▶ [Work instructions]: Reply with one number: the count of lines in the listing that contain the string "picture".

▶ [Data]:
▬▬▬▬▬▬▬▬▬▬

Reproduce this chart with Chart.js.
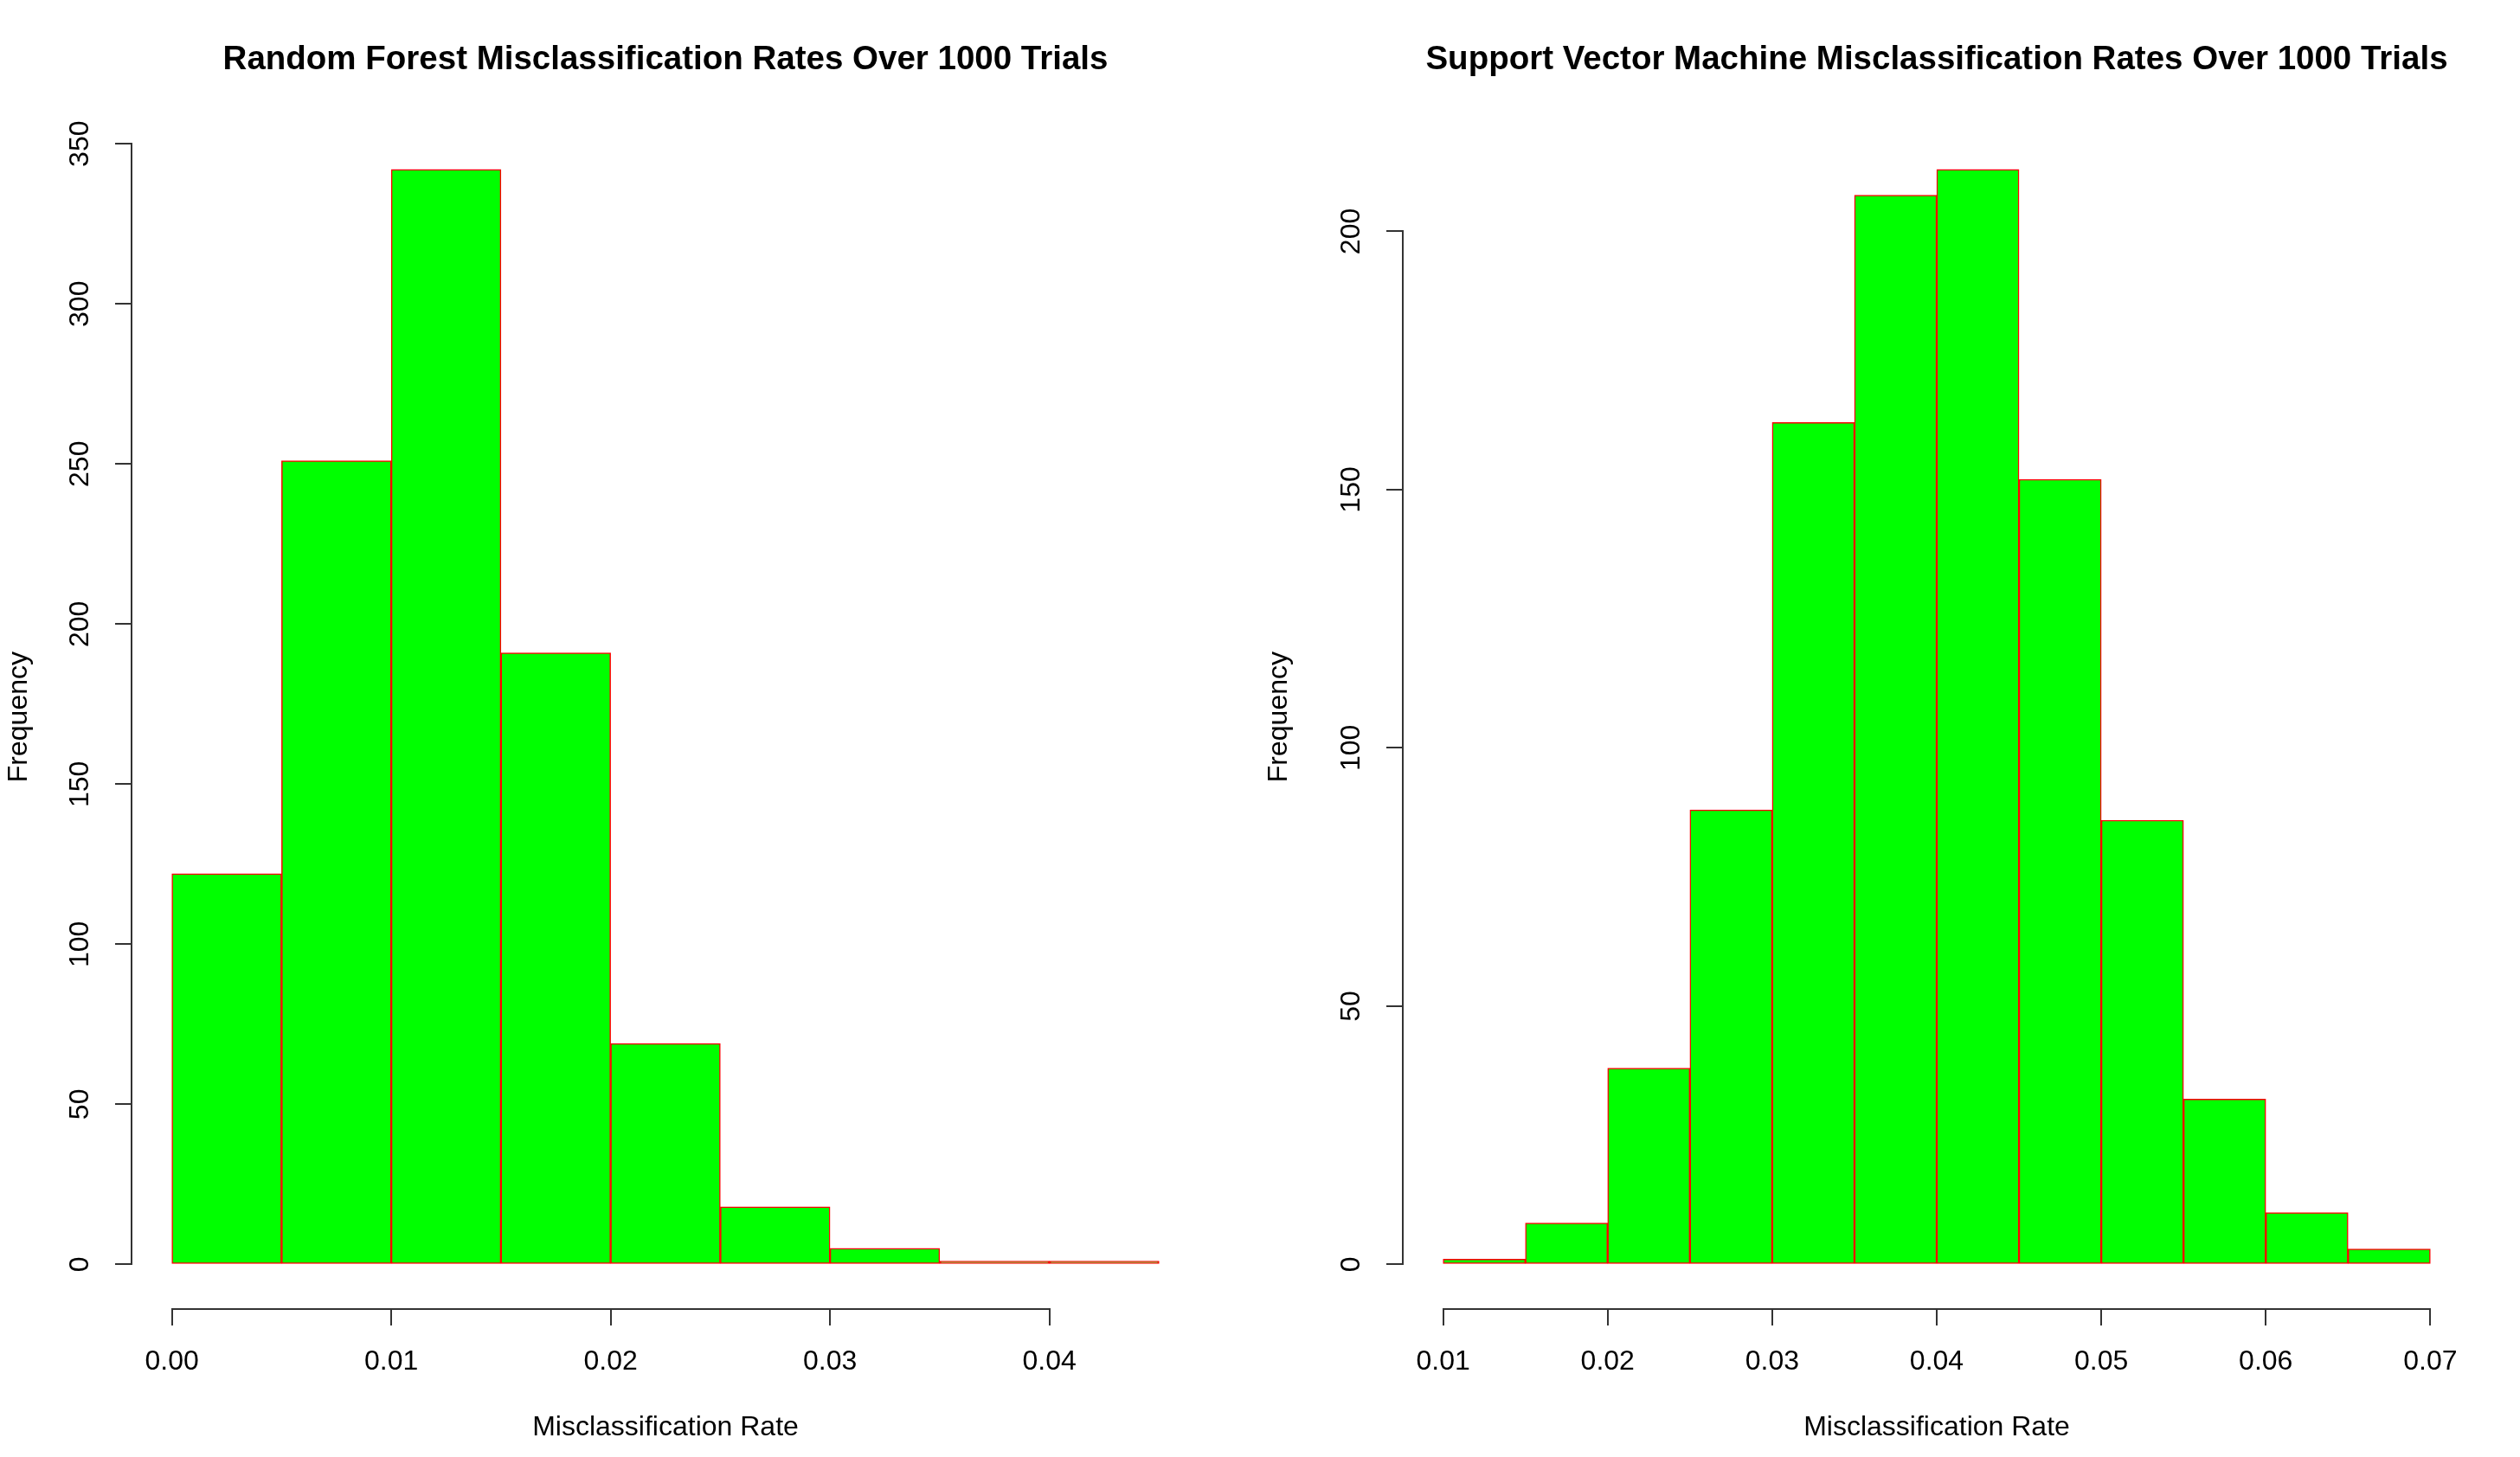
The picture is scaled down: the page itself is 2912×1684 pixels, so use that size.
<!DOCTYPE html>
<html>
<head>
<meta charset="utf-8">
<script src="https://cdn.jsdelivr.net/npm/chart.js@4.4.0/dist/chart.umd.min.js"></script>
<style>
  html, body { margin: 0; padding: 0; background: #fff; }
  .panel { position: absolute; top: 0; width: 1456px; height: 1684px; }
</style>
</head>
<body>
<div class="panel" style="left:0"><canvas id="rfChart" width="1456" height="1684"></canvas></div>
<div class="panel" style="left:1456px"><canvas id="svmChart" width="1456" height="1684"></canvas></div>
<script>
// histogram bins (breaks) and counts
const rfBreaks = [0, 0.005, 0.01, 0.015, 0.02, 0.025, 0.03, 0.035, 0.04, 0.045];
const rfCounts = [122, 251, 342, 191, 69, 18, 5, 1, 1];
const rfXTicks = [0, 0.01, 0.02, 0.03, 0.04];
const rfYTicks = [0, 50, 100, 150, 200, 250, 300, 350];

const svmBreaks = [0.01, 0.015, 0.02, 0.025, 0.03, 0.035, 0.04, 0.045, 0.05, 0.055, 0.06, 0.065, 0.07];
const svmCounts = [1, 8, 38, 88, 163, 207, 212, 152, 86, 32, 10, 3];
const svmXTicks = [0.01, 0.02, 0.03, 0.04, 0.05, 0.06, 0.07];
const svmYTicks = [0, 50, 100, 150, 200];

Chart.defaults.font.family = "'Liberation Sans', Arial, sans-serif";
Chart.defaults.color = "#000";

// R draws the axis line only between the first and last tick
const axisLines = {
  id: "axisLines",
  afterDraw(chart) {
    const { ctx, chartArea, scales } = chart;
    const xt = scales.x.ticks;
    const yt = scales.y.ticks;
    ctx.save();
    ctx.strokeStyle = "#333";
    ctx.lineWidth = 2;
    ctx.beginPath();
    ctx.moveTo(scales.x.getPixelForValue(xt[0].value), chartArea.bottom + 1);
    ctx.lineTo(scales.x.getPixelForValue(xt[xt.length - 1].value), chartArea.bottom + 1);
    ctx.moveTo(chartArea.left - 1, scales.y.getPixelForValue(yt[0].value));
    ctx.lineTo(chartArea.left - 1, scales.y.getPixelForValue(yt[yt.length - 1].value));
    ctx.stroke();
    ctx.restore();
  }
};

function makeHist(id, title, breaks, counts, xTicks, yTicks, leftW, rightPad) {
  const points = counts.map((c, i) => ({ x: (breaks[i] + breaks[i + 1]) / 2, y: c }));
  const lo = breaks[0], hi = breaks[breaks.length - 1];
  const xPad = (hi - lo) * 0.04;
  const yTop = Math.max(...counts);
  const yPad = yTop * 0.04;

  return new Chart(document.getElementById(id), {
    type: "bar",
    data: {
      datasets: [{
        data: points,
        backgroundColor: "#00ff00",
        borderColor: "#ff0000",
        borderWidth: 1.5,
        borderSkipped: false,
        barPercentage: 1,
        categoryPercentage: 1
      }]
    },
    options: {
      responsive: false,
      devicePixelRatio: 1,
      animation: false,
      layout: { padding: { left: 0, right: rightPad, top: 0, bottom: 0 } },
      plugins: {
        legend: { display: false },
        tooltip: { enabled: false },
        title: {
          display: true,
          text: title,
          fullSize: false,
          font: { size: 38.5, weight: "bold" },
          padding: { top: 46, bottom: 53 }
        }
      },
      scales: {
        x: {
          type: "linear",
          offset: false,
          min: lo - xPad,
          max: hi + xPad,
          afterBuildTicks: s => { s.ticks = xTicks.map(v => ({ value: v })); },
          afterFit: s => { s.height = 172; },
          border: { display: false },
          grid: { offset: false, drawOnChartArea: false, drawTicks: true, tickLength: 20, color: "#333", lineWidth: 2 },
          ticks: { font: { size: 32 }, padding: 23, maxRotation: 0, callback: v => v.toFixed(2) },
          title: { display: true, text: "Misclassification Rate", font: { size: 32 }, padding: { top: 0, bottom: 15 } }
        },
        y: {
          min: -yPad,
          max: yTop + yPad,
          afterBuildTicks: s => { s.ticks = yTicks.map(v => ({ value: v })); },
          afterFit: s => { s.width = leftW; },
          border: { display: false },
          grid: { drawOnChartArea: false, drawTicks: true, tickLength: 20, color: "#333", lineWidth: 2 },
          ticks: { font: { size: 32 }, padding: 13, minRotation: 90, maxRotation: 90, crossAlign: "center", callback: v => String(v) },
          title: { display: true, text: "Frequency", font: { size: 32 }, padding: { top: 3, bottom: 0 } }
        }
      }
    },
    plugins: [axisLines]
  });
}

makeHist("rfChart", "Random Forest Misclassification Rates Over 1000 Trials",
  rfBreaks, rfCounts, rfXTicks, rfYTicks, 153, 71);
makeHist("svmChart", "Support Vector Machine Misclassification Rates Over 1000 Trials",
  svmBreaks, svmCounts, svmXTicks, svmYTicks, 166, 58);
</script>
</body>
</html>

▬▬▬▬▬▬▬▬▬▬

▶ [Full output]: 1